Andrew Marr asked Dominic Raab a similar question today. Raab's answer, obviously not being able to go anywhere specific, amounted to they're going to have to think of ways to keep social distancing in place. Because, as he said, the issue isn't with the children - who may be very unlikely to get Covid 19 badly (according to the science at the moment).
The problem is that little Jane's dad has asymptomatic Covid, she sits next to little John who picks it up from her and takes it home to his mum - who is a key worker or to gran who he lives with.
I work in a secondary school which is a hub for key workers at the moment. We have 100 pupils from primary and secondary combined in the school at present. To socially distance we've had to have no more than 10 in each class, parents have to provide a packed lunch which the kids eat in situ.

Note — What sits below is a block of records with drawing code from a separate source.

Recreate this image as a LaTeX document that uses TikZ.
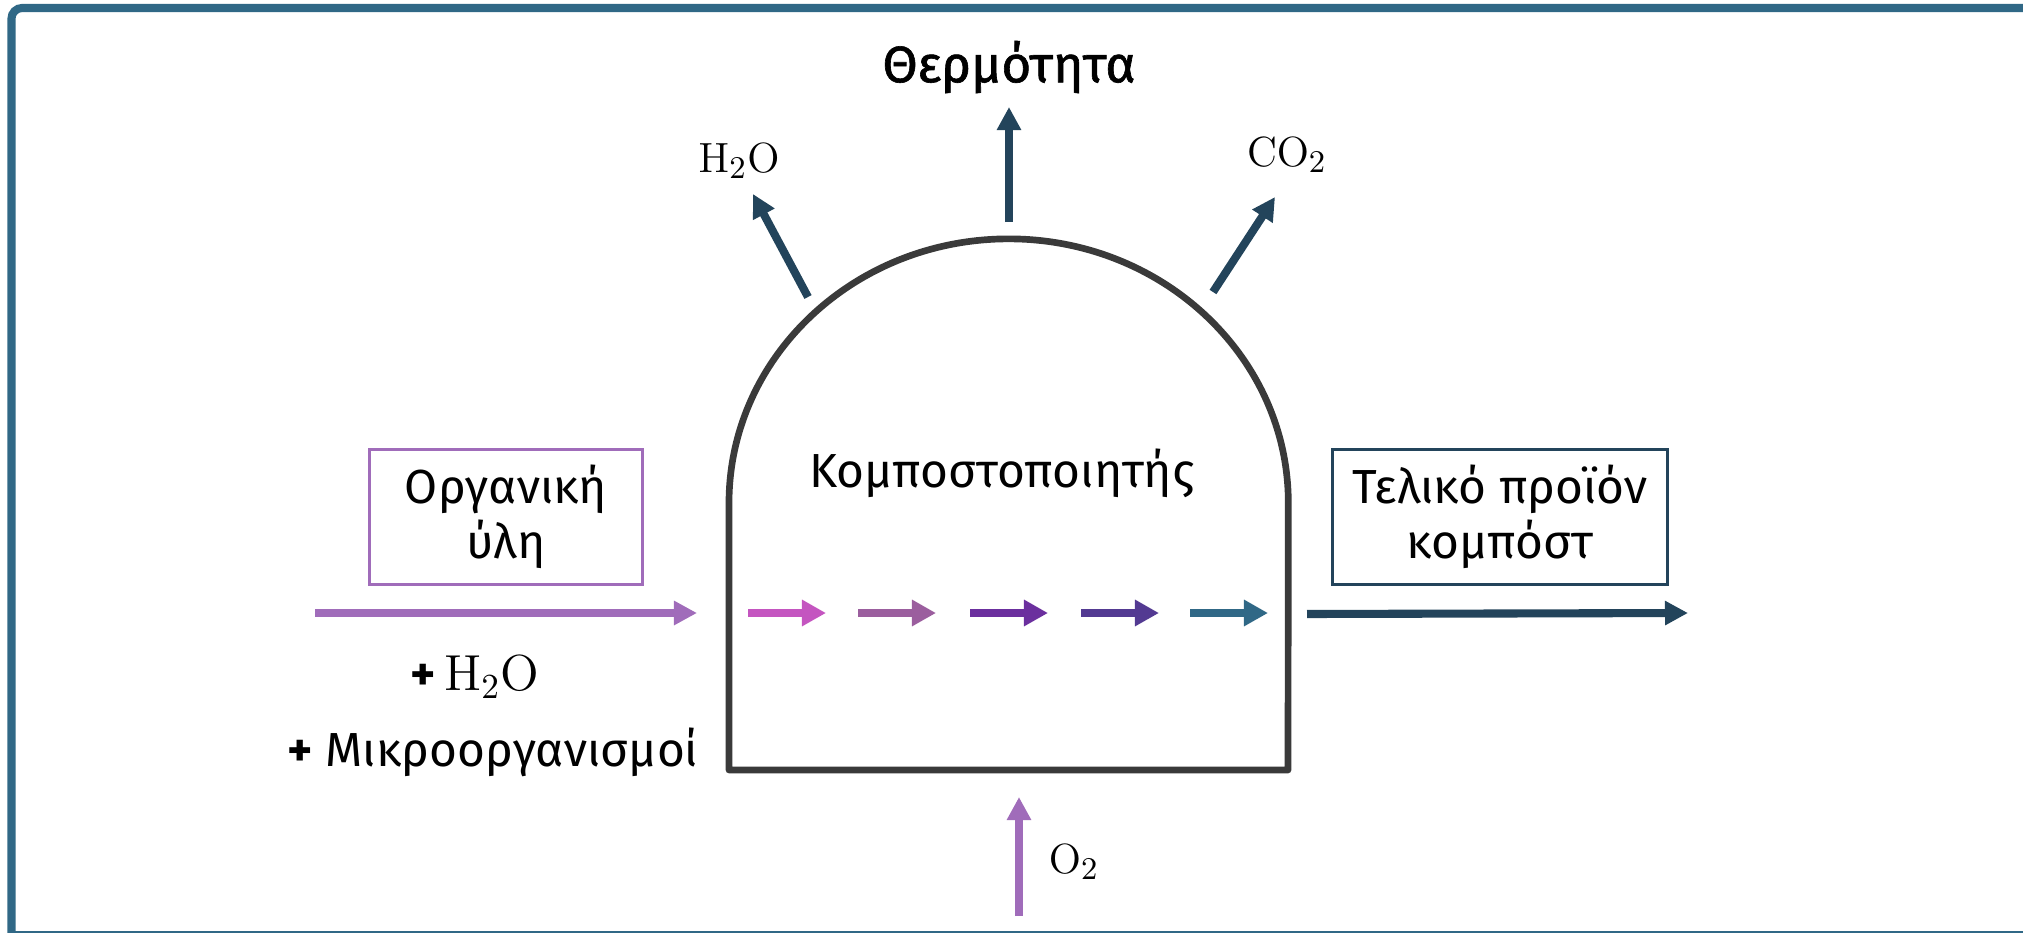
\documentclass[tikz,border=0pt]{standalone}
\usepackage[no-math]{fontspec}
\setmainfont{Fira Sans}
\newfontfamily\heatfont[FakeBold=1.2]{Fira Sans}
\usetikzlibrary{arrows.meta}

\definecolor{frameblue}{HTML}{306886}
\definecolor{archgray}{HTML}{3A3A3A}
\definecolor{navy}{HTML}{23445B}
\definecolor{lavender}{HTML}{A06CBA}
\definecolor{stagepink}{HTML}{C455C0}
\definecolor{stagemauve}{HTML}{9B5E9E}
\definecolor{stageviolet}{HTML}{6B2F9E}
\definecolor{stageindigo}{HTML}{533A92}
\definecolor{stageteal}{HTML}{306886}

\begin{document}
\begin{tikzpicture}[
  x=0.01cm, y=-0.01cm,
  every node/.style={inner sep=0pt, font=\fontsize{13.6}{15.6}\selectfont},
  flow/.style={line width=2.3pt, -{Triangle[length=0.23cm, width=0.23cm]}},
  stage/.style={line width=2.3pt, -{Triangle[length=0.24cm, width=0.25cm]}},
  tag/.style={draw, line width=0.85pt, minimum width=2.73cm, minimum height=1.35cm, align=center},
  chem/.style={font=\fontsize{12.8}{15}\selectfont}
]
\useasboundingbox (0,0) rectangle (2023,933);
\draw[frameblue, line width=2.3pt, rounded corners=3pt] (2040,8) -- (11.5,8) -- (11.5,950);
\draw[frameblue, line width=0.7pt] (11.5,932) -- (2040,932);

\draw[archgray, line width=1.9pt, line join=round]
  (729,770) -- (729,503) arc[start angle=180, end angle=0, x radius=2.795cm, y radius=2.64cm]
  -- (1288,770) -- cycle;
\node (comp) at (1002,473) {Κομποστοποιητής};

\foreach \c/\xa [count=\i] in {stagepink/748, stagemauve/858, stageviolet/970, stageindigo/1081, stageteal/1190} {
  \coordinate (s\i) at (\xa,613);
  \coordinate (e\i) at (\xa+78,613);
  \draw[stage, \c] (s\i) -- (e\i);
}

\node[tag, draw=lavender] (organic) at (506,517) {Οργανική\\ύλη};
\node[tag, draw=navy, minimum width=3.35cm] (product) at (1500,517) {Τελικό προϊόν\\κομπόστ};
\coordinate (infoot) at (315,613);
\coordinate (intip) at (697,613);
\draw[flow, lavender] (infoot) -- (intip);
\coordinate (outfoot) at (1307,614);
\coordinate (outtip) at (1688,613);
\draw[flow, navy] (outfoot) -- (outtip);

\node (water) at (475,677) {\textbf{+}\,$\mathrm{H_2O}$};
\node (microbes) at (493,752) {\textbf{+} Μικροοργανισμοί};

\node[font=\fontsize{14.6}{16}\heatfont] (heat) at (1009,67) {Θερμότητα};
\node[chem] (vapour) at (739,161) {$\mathrm{H_2O}$};
\node[chem] (carbon) at (1287,155) {$\mathrm{CO_2}$};
\node[chem] (oxygen) at (1074,862) {$\mathrm{O_2}$};

\coordinate (heatfoot) at (1009,222);
\coordinate (heattip) at (1009,107);
\draw[flow, navy] (heatfoot) -- (heattip);
\coordinate (vapfoot) at (808,297);
\coordinate (vaptip) at (753,194);
\draw[flow, navy] (vapfoot) -- (vaptip);
\coordinate (carbfoot) at (1213,292);
\coordinate (carbtip) at (1275,197);
\draw[flow, navy] (carbfoot) -- (carbtip);
\coordinate (oxyfoot) at (1019,916);
\coordinate (oxytip) at (1019,797);
\draw[flow, lavender] (oxyfoot) -- (oxytip);
\end{tikzpicture}
\end{document}
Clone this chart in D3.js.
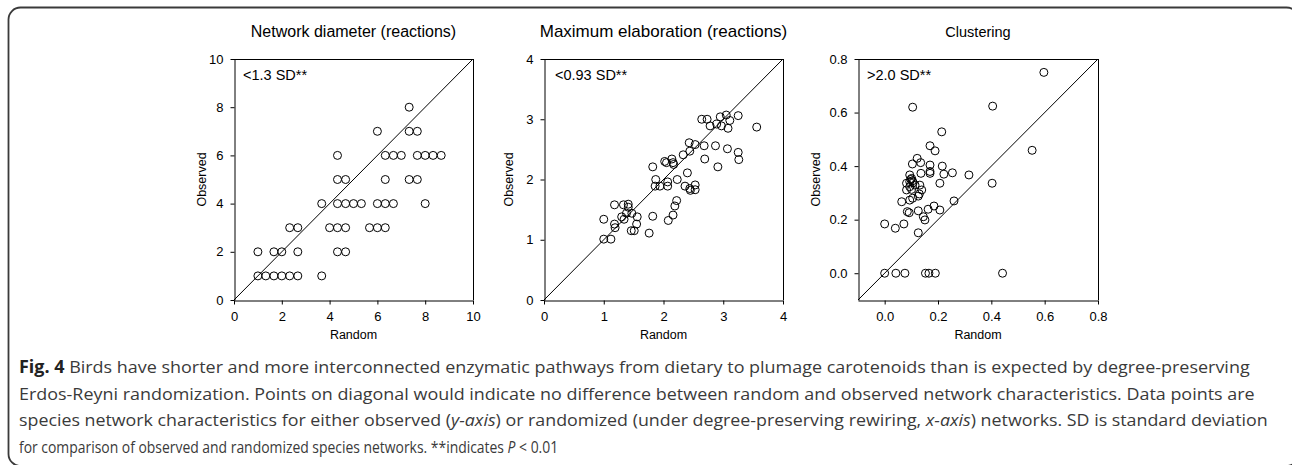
<!DOCTYPE html>
<html>
<head>
<meta charset="utf-8">
<script src="https://cdn.jsdelivr.net/npm/d3@7"></script>
<style>
  html,body{margin:0;padding:0;background:#fff;}
  svg{display:block;font-family:"Liberation Sans",Arial,sans-serif;}
  .axis text{font-size:13px;fill:#000;font-family:"Liberation Sans",Arial,sans-serif;}
  .axis path,.axis line{stroke:#000;stroke-width:1;}
</style>
</head>
<body>
<div id="chart"></div>
<script>
// Network diameter: [random, observed]
const diameterPts = [
  [1,1],[1.33,1],[1.67,1],[2,1],[2.33,1],[2.67,1],[3.67,1],
  [1,2],[1.67,2],[2,2],[2.67,2],[4.33,2],[4.67,2],
  [2.33,3],[2.67,3],[4,3],[4.33,3],[4.67,3],[5.67,3],[6,3],[6.33,3],
  [3.67,4],[4.33,4],[4.67,4],[5,4],[5.33,4],[6,4],[6.33,4],[6.67,4],[8,4],
  [4.33,5],[4.67,5],[6.33,5],[7.33,5],[7.67,5],
  [4.33,6],[6.33,6],[6.67,6],[7,6],[7.67,6],[8,6],[8.33,6],[8.67,6],
  [6,7],[7.33,7],[7.67,7],
  [7.33,8]
];
// Maximum elaboration: [random, observed]
const elaborationPts = [
  [1.00,1.01],[1.12,1.01],[1.00,1.34],[1.18,1.26],[1.19,1.20],[1.18,1.58],[1.33,1.58],
  [1.41,1.59],[1.41,1.54],[1.30,1.38],[1.34,1.34],[1.38,1.44],[1.47,1.44],[1.56,1.38],
  [1.55,1.26],[1.46,1.15],[1.51,1.15],[1.76,1.11],[1.82,1.39],[1.82,2.21],[1.87,2.00],
  [1.86,1.89],[1.94,1.89],[2.07,1.89],[2.07,1.96],[2.08,1.32],[2.16,1.41],[2.19,1.56],
  [2.22,1.65],[2.23,2.00],[2.40,2.11],[2.36,1.89],[2.45,1.82],[2.44,1.85],[2.53,1.91],
  [2.53,1.83],[2.91,2.21],[2.05,2.28],[2.16,2.28],[2.17,2.25],[2.02,2.30],[2.14,2.34],
  [2.69,2.34],[3.26,2.33],[2.33,2.41],[2.44,2.47],[2.43,2.61],[2.53,2.58],[2.68,2.56],
  [2.87,2.56],[3.07,2.51],[3.25,2.45],[2.64,3.00],[2.73,3.00],[2.78,2.89],[2.89,2.92],
  [2.97,2.89],[2.95,3.04],[3.05,3.07],[3.11,2.98],[3.25,3.06],[3.08,2.85],[3.56,2.87]
];
// Clustering: [random, observed]
const clusteringPts = [
  [0.105,0.62],[0.597,0.75],[0.405,0.624],[0.214,0.528],[0.170,0.476],[0.189,0.457],
  [0.553,0.459],[0.122,0.429],[0.104,0.408],[0.135,0.413],[0.170,0.404],[0.170,0.373],
  [0.170,0.38],[0.216,0.40],[0.222,0.37],[0.254,0.375],[0.316,0.367],[0.403,0.336],
  [0.207,0.336],[0.136,0.373],[0.094,0.367],[0.101,0.354],[0.098,0.35],[0.104,0.345],
  [0.094,0.342],[0.107,0.338],[0.082,0.336],[0.114,0.329],[0.094,0.323],[0.101,0.313],
  [0.082,0.311],[0.132,0.329],[0.139,0.311],[0.130,0.296],[0.126,0.288],[0.105,0.280],
  [0.094,0.273],[0.064,0.267],[0.085,0.230],[0.092,0.226],[0.126,0.233],[0.163,0.239],
  [0.145,0.211],[0.151,0.199],[0.185,0.251],[0.207,0.236],[0.260,0.270],[0.000,0.184],
  [0.040,0.168],[0.072,0.184],[0.126,0.151],
  [0.000,0],[0.042,0],[0.076,0],[0.153,0],[0.166,0],[0.190,0],[0.442,0]
];

const titles = ['Network diameter (reactions)','Maximum elaboration (reactions)','Clustering'];
const notes = ['<1.3 SD**','<0.93 SD**','>2.0 SD**'];
const domains = [[0,10],[0,4],[-0.1,0.8]];
const ticks1 = [0,2,4,6,8,10];
const ticks2 = [0,1,2,3,4];
const ticks3 = [0,0.2,0.4,0.6,0.8];
// caption: each line is a list of [text, style] runs
const captionLines = [
  [['Fig. 4','b'],[' Birds have shorter and more interconnected enzymatic pathways from dietary to plumage carotenoids than is expected by degree-preserving','']],
  [['Erdos-Reyni randomization. Points on diagonal would indicate no difference between random and observed network characteristics. Data points are','']],
  [['species network characteristics for either observed (',''],['y-axis','i'],[') or randomized (under degree-preserving rewiring, ',''],['x-axis','i'],[') networks. SD is standard deviation','']],
  [['for comparison of observed and randomized species networks. **indicates ',''],['P','i'],[' < 0.01','']]
];
const captionWidths = [1232,1236,1249,540];

const W=1292,H=465;
const svg=d3.select('#chart').append('svg').attr('width',W).attr('height',H);

// outer frame
svg.append('rect').attr('x',8.5).attr('y',7.5).attr('width',1290).attr('height',458.5).attr('rx',12)
  .attr('fill','none').attr('stroke','#3a3a3a').attr('stroke-width',1.8);

const panels=[
  {pts:diameterPts,dom:domains[0],ticks:ticks1,fmt:d3.format('d'),x0:234,x1:473,title:titles[0],tsize:16,note:notes[0],nx:243,obsX:206},
  {pts:elaborationPts,dom:domains[1],ticks:ticks2,fmt:d3.format('d'),x0:544,x1:783,title:titles[1],tsize:17,note:notes[1],nx:555,obsX:513},
  {pts:clusteringPts,dom:domains[2],ticks:ticks3,fmt:d3.format('.1f'),x0:858,x1:1098,title:titles[2],tsize:14.5,note:notes[2],nx:867,obsX:820}
];
const plotTop=59,plotBot=300;

panels.forEach(p=>{
  const x=d3.scaleLinear().domain(p.dom).range([p.x0,p.x1]);
  const y=d3.scaleLinear().domain(p.dom).range([plotBot,plotTop]);
  const g=svg.append('g');
  // frame top/right
  g.append('line').attr('x1',p.x0).attr('x2',p.x1).attr('y1',plotTop+0.5).attr('y2',plotTop+0.5).attr('stroke','#000');
  g.append('line').attr('x1',p.x1+0.5).attr('x2',p.x1+0.5).attr('y1',plotTop).attr('y2',plotBot).attr('stroke','#000');
  g.append('g').attr('class','axis').attr('transform',`translate(0,${plotBot+0.5})`)
    .call(d3.axisBottom(x).tickValues(p.ticks).tickFormat(p.fmt).tickSize(4).tickSizeOuter(0).tickPadding(7));
  g.append('g').attr('class','axis').attr('transform',`translate(${p.x0+0.5},0)`)
    .call(d3.axisLeft(y).tickValues(p.ticks).tickFormat(p.fmt).tickSize(4).tickSizeOuter(0).tickPadding(7));
  // diagonal
  g.append('line').attr('x1',x(p.dom[0])).attr('y1',y(p.dom[0])).attr('x2',x(p.dom[1])).attr('y2',y(p.dom[1]))
    .attr('stroke','#000').attr('stroke-width',1);
  // points
  g.selectAll('circle').data(p.pts).join('circle')
    .attr('cx',d=>x(d[0])).attr('cy',d=>y(d[1])).attr('r',4)
    .attr('fill','none').attr('stroke','#000').attr('stroke-width',1);
  // texts
  g.append('text').attr('x',(p.x0+p.x1)/2).attr('y',37).attr('text-anchor','middle')
    .attr('font-size',p.tsize).attr('fill','#000').text(p.title);
  g.append('text').attr('x',p.nx).attr('y',80).attr('font-size',14.5).attr('fill','#000').text(p.note);
  g.append('text').attr('x',(p.x0+p.x1)/2).attr('y',339).attr('text-anchor','middle')
    .attr('font-size',12.5).attr('fill','#000').text('Random');
  g.append('text').attr('transform',`translate(${p.obsX},${(plotTop+plotBot)/2}) rotate(-90)`).attr('text-anchor','middle')
    .attr('font-size',12.5).attr('fill','#000').text('Observed');
});

// caption, each line squeezed horizontally to the measured width
const cap=svg.append('g').attr('font-family','"Open Sans","Noto Sans",sans-serif')
  .attr('font-size',17).attr('fill','#3a3a3a');
captionLines.forEach((runs,i)=>{
  const t=cap.append('text').attr('x',0).attr('y',0);
  runs.forEach(([s,st])=>{
    const sp=t.append('tspan').text(s);
    if(st==='b') sp.attr('font-weight','bold').attr('fill','#222');
    if(st==='i') sp.attr('font-style','italic');
  });
  const nat=t.node().getComputedTextLength();
  t.attr('transform',`translate(19,${373+i*26.5}) scale(${captionWidths[i]/nat},1)`);
});
</script>
</body>
</html>
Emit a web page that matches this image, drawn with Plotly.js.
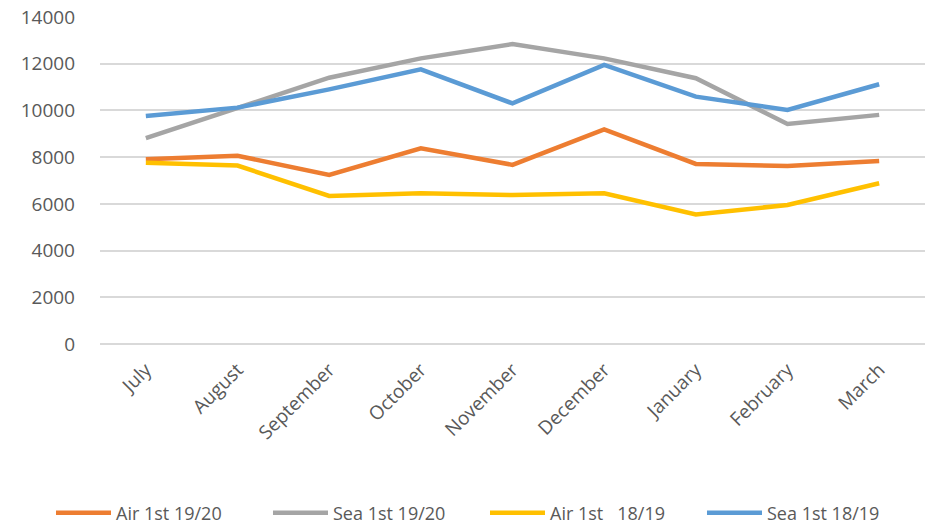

I was saying to DH that a rough estimate for pupil places, if we kept to social distancing would be about a third in at any one time.
So normally we have 2000 pupils in our school. Divide that by an average of 25 pupils per class (allowing for some being 32 pupils, some SEN classes being just 18) and you get 80 classes taking place each day. Multiply that by 10 children per class for social distancing and you have 800 pupils in at any one time. Which means either split days or 1 week in x number in school.
And that would also help solve the issue of secondary children who travel - I wouldn't want to be the driver of a bus rammed with kids on two journeys a day, five days a week.
But if, as Raab is hinting, social distancing measures are needed in schools, you won't have 2000 kids all back at the same time.
The alternative is using different venues, like town halls, church halls, leisure centres, to take overspill classes from the 800 in our case. But you'd have to find accommodation for 1200 per week to enable us to socially distance AND have every child in school every day, every week.